Second, it is an outright myth that trees must be removed from forests before fire can be restored. In fact, half a century of science shows that, even in the very densest forests, and even in those that have not burned in over a century, there is no need to “thin” forests prior to fire. Whether it is managed wildfire, prescribed fire, or Native American cultural burning, fire alone can be applied and maintained in forests without any tree removal. The Forest Service is well aware of this, and recently admitted that “it is known that tree removal is not required before prescribed fire can be used”, and that thinning is six times more expensive per acre than fire alone. This is because fire behavior is driven overwhelmingly by weather conditions like wind speed and direction, ambient temperature and relative humidity, not forest density.
To the extent that forest density is secondarily relevant to fire behavior, most science finds that removing trees from forests to make them less dense actually tends to change the forest microclimate, creating hotter, drier, and windier conditions that exacerbate wildfires, increase overall tree mortality, and put human communities at greater risk.
One final point to keep in mind: “thinning” forests emits at least 3 times more carbon per acre than wildfire alone. It is even worse when trees are removed as part of dirty biomass energy production—burning trees or portions of trees for kilowatts—which emits even more carbon into the atmosphere than burning coal, for equal energy produced. Contrary to popular mythology, even the biggest and most intense wildfires only consume about 1% of total tree carbon in the forest, and forests quickly re-absorb emitted carbon through natural post-fire regrowth.

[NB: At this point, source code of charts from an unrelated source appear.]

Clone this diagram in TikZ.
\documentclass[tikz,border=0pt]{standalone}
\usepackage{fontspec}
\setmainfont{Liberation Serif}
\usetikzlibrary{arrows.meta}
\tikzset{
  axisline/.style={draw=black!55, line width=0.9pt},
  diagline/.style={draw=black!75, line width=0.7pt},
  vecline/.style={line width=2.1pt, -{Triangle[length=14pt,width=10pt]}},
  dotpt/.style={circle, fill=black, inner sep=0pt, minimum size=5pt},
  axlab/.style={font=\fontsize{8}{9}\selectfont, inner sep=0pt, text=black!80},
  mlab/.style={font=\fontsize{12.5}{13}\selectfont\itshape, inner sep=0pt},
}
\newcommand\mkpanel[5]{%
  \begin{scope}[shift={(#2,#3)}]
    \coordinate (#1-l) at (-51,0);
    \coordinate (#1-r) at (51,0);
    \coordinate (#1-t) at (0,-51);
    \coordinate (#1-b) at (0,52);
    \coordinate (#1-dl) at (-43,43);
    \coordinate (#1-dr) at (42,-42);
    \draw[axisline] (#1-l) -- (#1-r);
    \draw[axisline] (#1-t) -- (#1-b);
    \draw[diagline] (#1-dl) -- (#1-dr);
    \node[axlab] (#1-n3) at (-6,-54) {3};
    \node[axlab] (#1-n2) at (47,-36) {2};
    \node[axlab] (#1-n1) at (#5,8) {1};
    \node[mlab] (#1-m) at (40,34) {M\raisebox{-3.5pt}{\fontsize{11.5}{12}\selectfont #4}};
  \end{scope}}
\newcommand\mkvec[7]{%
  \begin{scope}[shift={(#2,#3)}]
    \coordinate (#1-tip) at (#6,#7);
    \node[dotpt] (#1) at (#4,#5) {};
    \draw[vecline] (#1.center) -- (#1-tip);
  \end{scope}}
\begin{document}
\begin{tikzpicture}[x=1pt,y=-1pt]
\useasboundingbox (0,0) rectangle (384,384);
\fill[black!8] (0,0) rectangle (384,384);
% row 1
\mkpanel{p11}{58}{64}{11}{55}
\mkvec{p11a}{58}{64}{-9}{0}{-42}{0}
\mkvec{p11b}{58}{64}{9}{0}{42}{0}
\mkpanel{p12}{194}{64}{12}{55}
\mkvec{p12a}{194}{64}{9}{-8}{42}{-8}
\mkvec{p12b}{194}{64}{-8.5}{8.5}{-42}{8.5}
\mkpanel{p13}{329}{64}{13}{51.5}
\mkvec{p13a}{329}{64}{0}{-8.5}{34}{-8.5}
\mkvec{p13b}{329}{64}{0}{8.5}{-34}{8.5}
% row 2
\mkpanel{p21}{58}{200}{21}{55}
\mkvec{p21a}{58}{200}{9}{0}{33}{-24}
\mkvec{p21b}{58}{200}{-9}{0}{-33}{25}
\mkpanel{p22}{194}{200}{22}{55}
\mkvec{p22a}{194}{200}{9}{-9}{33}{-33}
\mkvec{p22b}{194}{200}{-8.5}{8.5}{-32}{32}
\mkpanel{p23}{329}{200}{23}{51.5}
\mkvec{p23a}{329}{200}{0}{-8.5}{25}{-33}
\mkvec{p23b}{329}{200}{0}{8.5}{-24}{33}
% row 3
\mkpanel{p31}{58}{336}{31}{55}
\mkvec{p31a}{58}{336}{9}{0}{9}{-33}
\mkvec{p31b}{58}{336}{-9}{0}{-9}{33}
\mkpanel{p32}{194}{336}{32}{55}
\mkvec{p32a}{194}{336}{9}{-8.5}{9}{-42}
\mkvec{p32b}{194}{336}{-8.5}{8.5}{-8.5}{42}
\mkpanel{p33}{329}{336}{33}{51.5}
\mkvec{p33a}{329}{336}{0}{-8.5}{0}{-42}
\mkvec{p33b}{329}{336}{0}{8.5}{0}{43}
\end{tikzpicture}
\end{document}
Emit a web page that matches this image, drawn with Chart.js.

The real solution for climate change and wildfire mitigation is not more logging, but proforestation. Legislation to fully protect our public forests from logging must be prioritized. This should include an expansion of protected forests through the public acquisition of private forestlands from willing sellers, ending taxpayer subsidies for the logging and biomass industries, and redirecting a portion of these funds to jobs programs to help create fire-safe communities through proven methods like home hardening and defensible space pruning. This is a path forward for the 21st century.